The omens on the Ethiopian side are promising. Former Prime Minister Hailemariam Desalegn began talking of a “new policy” towards Eritrea a year ago, without going into any detail. He was replaced in April by Abiy Ahmed, who called for an end to “years of misunderstandings” between the two countries. “I call on the Eritrean government to take the same stand,” he said.

The Eritrean response was less than enthusiastic. Eritrea’s official spokesman declared that the ball remained in the Ethiopian government’s court. “Ethiopia needs to honour its treaty obligations and respect Eritrea’s sovereignty and territorial integrity by withdrawing from occupied territories,” the spokesman insisted.

These moves to end the stalemate come at a difficult moment. Ethiopia is still coming to terms with the ethnic divisions that have riven the country for many months. A state of emergency has been ruthlessly enforced and thousands arrested. Prime Minister Abiy Ahmed is struggling to introduce reforms, but needs to establish his authority.
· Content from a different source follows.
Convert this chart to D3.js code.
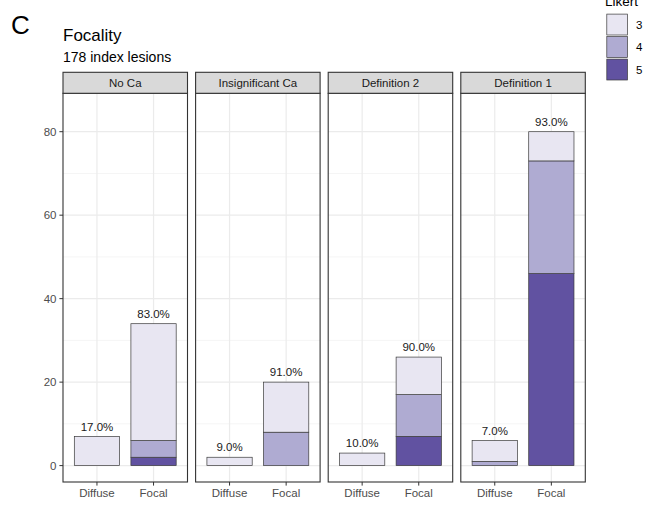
<!DOCTYPE html>
<html>
<head>
<meta charset="utf-8">
<script src="https://cdn.jsdelivr.net/npm/d3@7"></script>
<style>
  html, body { margin: 0; padding: 0; background: #fff; }
  svg { display: block; font-family: "Liberation Sans", Arial, Helvetica, sans-serif; }
</style>
</head>
<body>
<svg id="chart" width="648" height="515"></svg>
<script>
// Facets, x categories and legend levels
const groups = ["No Ca", "Insignificant Ca", "Definition 2", "Definition 1"];
const focality = ["Diffuse", "Focal"];
const likertLevels = ["3", "4", "5"];

// Lesion counts per facet: [Diffuse, Focal]
const likert3 = [[7, 28], [2, 12], [3, 9], [5, 7]];
const likert4 = [[0, 4], [0, 8], [0, 10], [1, 27]];
const likert5 = [[0, 2], [0, 0], [0, 7], [0, 46]];

const yTicks = [0, 20, 40, 60, 80];
const yMinor = [10, 30, 50, 70];

const colors = { "3": "#e8e6f2", "4": "#afabd2", "5": "#6152a1" };

const svg = d3.select("#chart");

// Layout
const panelTop = 93.3, panelBottom = 482;
const stripTop = 72.3;
const panelLeft0 = 63, panelW = 124.5, panelGap = 8.1;

const y = d3.scaleLinear().domain([0, 80]).range([465.6, 131.7]);

// Headings
svg.append("text").attr("x", 11).attr("y", 33.5).attr("font-size", 26).attr("fill", "#000").text("C");
svg.append("text").attr("x", 63).attr("y", 40.5).attr("font-size", 17).attr("fill", "#000").text("Focality");
svg.append("text").attr("x", 63).attr("y", 62).attr("font-size", 14).attr("fill", "#000").text("178 index lesions");

// Build rows for each facet
const rows = groups.map((g, gi) => focality.map((f, fi) => ({
  group: g, focality: f,
  "3": likert3[gi][fi], "4": likert4[gi][fi], "5": likert5[gi][fi]
})));

const stackGen = d3.stack().keys(["5", "4", "3"]);

// Y axis (left of first panel)
const yAxis = svg.append("g");
yTicks.forEach(t => {
  yAxis.append("line").attr("x1", panelLeft0 - 3.6).attr("x2", panelLeft0)
    .attr("y1", y(t)).attr("y2", y(t)).attr("stroke", "#333").attr("stroke-width", 1);
  yAxis.append("text").attr("x", panelLeft0 - 6.5).attr("y", y(t)).attr("dy", "0.36em")
    .attr("text-anchor", "end").attr("font-size", 11.5).attr("fill", "#4d4d4d").text(t);
});

groups.forEach((g, gi) => {
  const px = panelLeft0 + gi * (panelW + panelGap);
  const x = d3.scalePoint().domain(focality).range([px, px + panelW]).padding(0.6);
  const bw = x.step() * 0.8;
  const p = svg.append("g");

  // panel background + grid
  p.append("rect").attr("x", px).attr("y", panelTop).attr("width", panelW)
    .attr("height", panelBottom - panelTop).attr("fill", "#fff");
  yMinor.forEach(t => p.append("line").attr("x1", px).attr("x2", px + panelW)
    .attr("y1", y(t)).attr("y2", y(t)).attr("stroke", "#f2f2f2").attr("stroke-width", 0.8));
  yTicks.forEach(t => p.append("line").attr("x1", px).attr("x2", px + panelW)
    .attr("y1", y(t)).attr("y2", y(t)).attr("stroke", "#ebebeb").attr("stroke-width", 1.2));
  focality.forEach(f => p.append("line").attr("x1", x(f)).attr("x2", x(f))
    .attr("y1", panelTop).attr("y2", panelBottom).attr("stroke", "#ebebeb").attr("stroke-width", 1.2));

  // stacked bars
  const series = stackGen(rows[gi]);
  series.forEach(s => {
    p.selectAll(null).data(s.filter(d => d[1] > d[0])).enter().append("rect")
      .attr("x", d => x(d.data.focality) - bw / 2)
      .attr("width", bw)
      .attr("y", d => y(d[1]))
      .attr("height", d => y(d[0]) - y(d[1]))
      .attr("fill", colors[s.key])
      .attr("stroke", "#3a3a3a").attr("stroke-width", 0.7);
  });

  // percentage labels
  const total = d3.sum(rows[gi], d => d["3"] + d["4"] + d["5"]);
  rows[gi].forEach(d => {
    const v = d["3"] + d["4"] + d["5"];
    const pct = Math.round(100 * v / total).toFixed(1) + "%";
    p.append("text").attr("x", x(d.focality)).attr("y", y(v) - 5.8)
      .attr("text-anchor", "middle").attr("font-size", 11.5).attr("fill", "#1a1a1a").text(pct);
  });

  // panel border
  p.append("rect").attr("x", px).attr("y", panelTop).attr("width", panelW)
    .attr("height", panelBottom - panelTop).attr("fill", "none")
    .attr("stroke", "#333").attr("stroke-width", 1.1);

  // strip
  p.append("rect").attr("x", px).attr("y", stripTop).attr("width", panelW)
    .attr("height", panelTop - stripTop).attr("fill", "#d9d9d9")
    .attr("stroke", "#333").attr("stroke-width", 1.1);
  p.append("text").attr("x", px + panelW / 2).attr("y", (stripTop + panelTop) / 2).attr("dy", "0.36em")
    .attr("text-anchor", "middle").attr("font-size", 11.5).attr("fill", "#1a1a1a").text(g);

  // x axis
  focality.forEach(f => {
    p.append("line").attr("x1", x(f)).attr("x2", x(f)).attr("y1", panelBottom).attr("y2", panelBottom + 3.6)
      .attr("stroke", "#333").attr("stroke-width", 1);
    p.append("text").attr("x", x(f)).attr("y", 497).attr("text-anchor", "middle")
      .attr("font-size", 11.5).attr("fill", "#4d4d4d").text(f);
  });
});

// Legend
const lg = svg.append("g");
lg.append("text").attr("x", 605).attr("y", 6).attr("font-size", 13.5).attr("fill", "#000").text("Likert");
const keyH = 22.5, keyTop = 13.3, keyX = 606, keyW = 22.3;
likertLevels.forEach((k, i) => {
  lg.append("rect").attr("x", keyX + 0.8).attr("y", keyTop + i * keyH + 0.8)
    .attr("width", keyW - 1.6).attr("height", keyH - 1.6)
    .attr("fill", colors[k]).attr("stroke", "#3a3a3a").attr("stroke-width", 0.7);
  lg.append("text").attr("x", 636).attr("y", keyTop + i * keyH + keyH / 2).attr("dy", "0.36em")
    .attr("font-size", 11.5).attr("fill", "#000").text(k);
});
</script>
</body>
</html>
On the surface Eritrea is far more stable. In reality there is deep anger among its citizens. The country’s youth are trapped in a permanent system of conscription that can be extended indefinitely. Rather than spend years, if not decades, manning trenches along the Ethiopian border tens of thousands have fled into exile.

This suits Eritrean President Isaias Afwerki, an absolute ruler, who brooks no opposition. The no-war, no-peace confrontation with Ethiopia has provided the perfect excuse for permanently keeping the lid on Eritrean democracy. There are few incentives for him to make concessions to resolve the situation with Addis Ababa.

Only a dramatic gesture from Ethiopia, reinforced by a promise that UN sanctions will be lifted and closer economic and possibly even military ties with Washington might end this stalemate.